[Python-Dev] Encoding of code in XML

David Ascher DavidA@ActiveState.com
Mon, 17 Apr 2000 15:51:21 -0700


> Hmm.  I think the way everybody does it is to use the language
> to get around the need for ever saying "]]>".  For example, in
> Python, if that was outside of a string, you could insert some
> spaces without changing the meaning, or if it was inside a string,
> you could add two strings together etc.

> You're right that this seems a bit ugly, but i think it could be
> even harder to get all the language communities to swallow
> something like "replace all occurrences of ]]> with some ugly
> escape string" -- since the above (hackish) method has the
> advantage that you can just run code directly copied from a piece
> of CDATA, and now you're asking them all to run the CDATA through
> some unescaping mechanism beforehand.

But it has the bad disadvantages that it's language-specific and modifies
code rather than encode it.  It has the even worse disadvantage that it
requires you to parse the code to encode/decode it, something much more
expensive than is really necessary!

> Although i'm less optimistic about the success of such a standard,
> i'd certainly be up for it, if we had a good answer to propose.

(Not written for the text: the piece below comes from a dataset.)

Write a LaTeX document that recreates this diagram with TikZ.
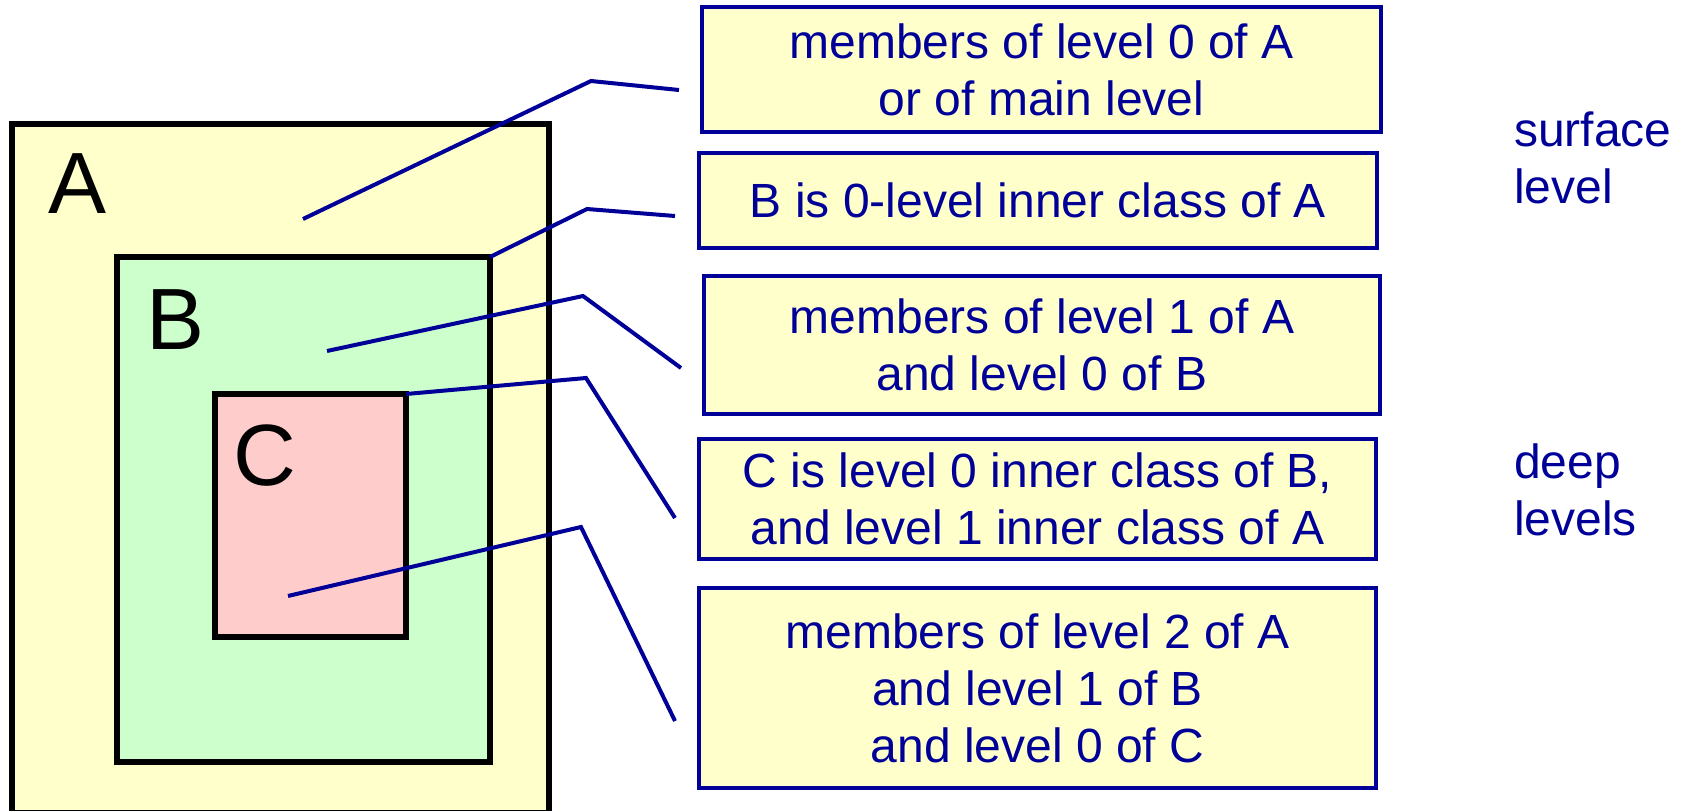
\documentclass[tikz,border=0pt]{standalone}
\usepackage{fontspec}
\setmainfont{Liberation Sans}
\definecolor{navy}{HTML}{000099}
\definecolor{paleyellow}{HTML}{FFFFCC}
\definecolor{palegreen}{HTML}{CCFFCC}
\definecolor{palepink}{HTML}{FFCCCC}

\begin{document}
\begin{tikzpicture}[x=1pt,y=-1pt]
\tikzstyle{region}=[draw,line width=6pt,inner sep=0,outer sep=0]
\tikzstyle{letter}=[inner sep=0,font=\fontsize{87}{87}\selectfont]
\tikzstyle{note}=[draw=navy,fill=paleyellow,line width=4pt,text=navy,align=center,inner sep=0,font=\fontsize{48}{57}\selectfont]
\tikzstyle{side}=[text=navy,align=left,anchor=west,inner sep=0,font=\fontsize{48}{57}\selectfont]
\tikzstyle{lead}=[draw=navy,line width=4pt]
\useasboundingbox (0,0) rectangle (1684,811);
% ========= nested classes
\node (A) at (280.5,468.5) [region,fill=paleyellow,minimum width=537pt,minimum height=689pt] {};
\node (B) at (303.5,509.5) [region,fill=palegreen,minimum width=373pt,minimum height=505pt] {};
\node (C) at (310.5,515.5) [region,fill=palepink,minimum width=191pt,minimum height=243pt] {};
\node (nameA) at (78,184) [letter] {A};
\node (nameB) at (176,320) [letter] {B};
\node (nameC) at (265,456) [letter] {C};
% ========= notes
\node (lvl0) at (1041.5,69.5) [note,minimum width=679pt,minimum height=125pt] {members of level 0 of A\\or of main level};
\node (innerB) at (1038,200.5) [note,minimum width=678pt,minimum height=95pt] {B is 0-level inner class of A};
\node (lvl1) at (1042,345) [note,minimum width=676pt,minimum height=138pt] {members of level 1 of A\\and level 0 of B};
\node (innerC) at (1037.5,499) [note,minimum width=677pt,minimum height=120pt] {C is level 0 inner class of B,\\and level 1 inner class of A};
\node (lvl2) at (1037.5,688) [note,minimum width=677pt,minimum height=200pt] {members of level 2 of A\\and level 1 of B\\and level 0 of C};
\node (surface) at (1514,158) [side] {surface\\level};
\node (deep) at (1514,490) [side] {deep\\levels};
% ====== leader lines
\coordinate (p0) at (303,219);
\coordinate (k0) at (591,81);
\coordinate (e0) at (679,90);
\coordinate (k1) at (587,209);
\coordinate (e1) at (675,216);
\coordinate (p2) at (327,351);
\coordinate (k2) at (583,296);
\coordinate (e2) at (681,368);
\coordinate (k3) at (586,378);
\coordinate (e3) at (675,518);
\coordinate (p4) at (288,596);
\coordinate (k4) at (581,527);
\coordinate (e4) at (675,721);
\draw [lead] (p0) -- (k0) -- (e0);
\draw [lead] (B.north east) -- (k1) -- (e1);
\draw [lead] (p2) -- (k2) -- (e2);
\draw [lead] (C.north east) -- (k3) -- (e3);
\draw [lead] (p4) -- (k4) -- (e4);
\end{tikzpicture}
\end{document}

I'm thinking that if we had a good answer, we can probably get it into the
core libraries for a few good languages, and document it as 'the standard',
if we could get key people on board.

> Here is one possible answer

Right, that's the sort of thing I was looking for.

> def escape(text):
>     cdata = replace(text, "@@", "@@@")
>     cdata = replace(cdata, "]]>", "@@>")
>     return cdata
>
> def unescape(cdata):
>     text = replace(cdata, "@@>", "]]>")
>     text = replace(text, "@@@", "@@")
>     return text

(the above fails on @@>, but that's the general idea I had in mind).

--david

I know!:  "]]>" <==> "Microsoft engineers are puerile weenies!"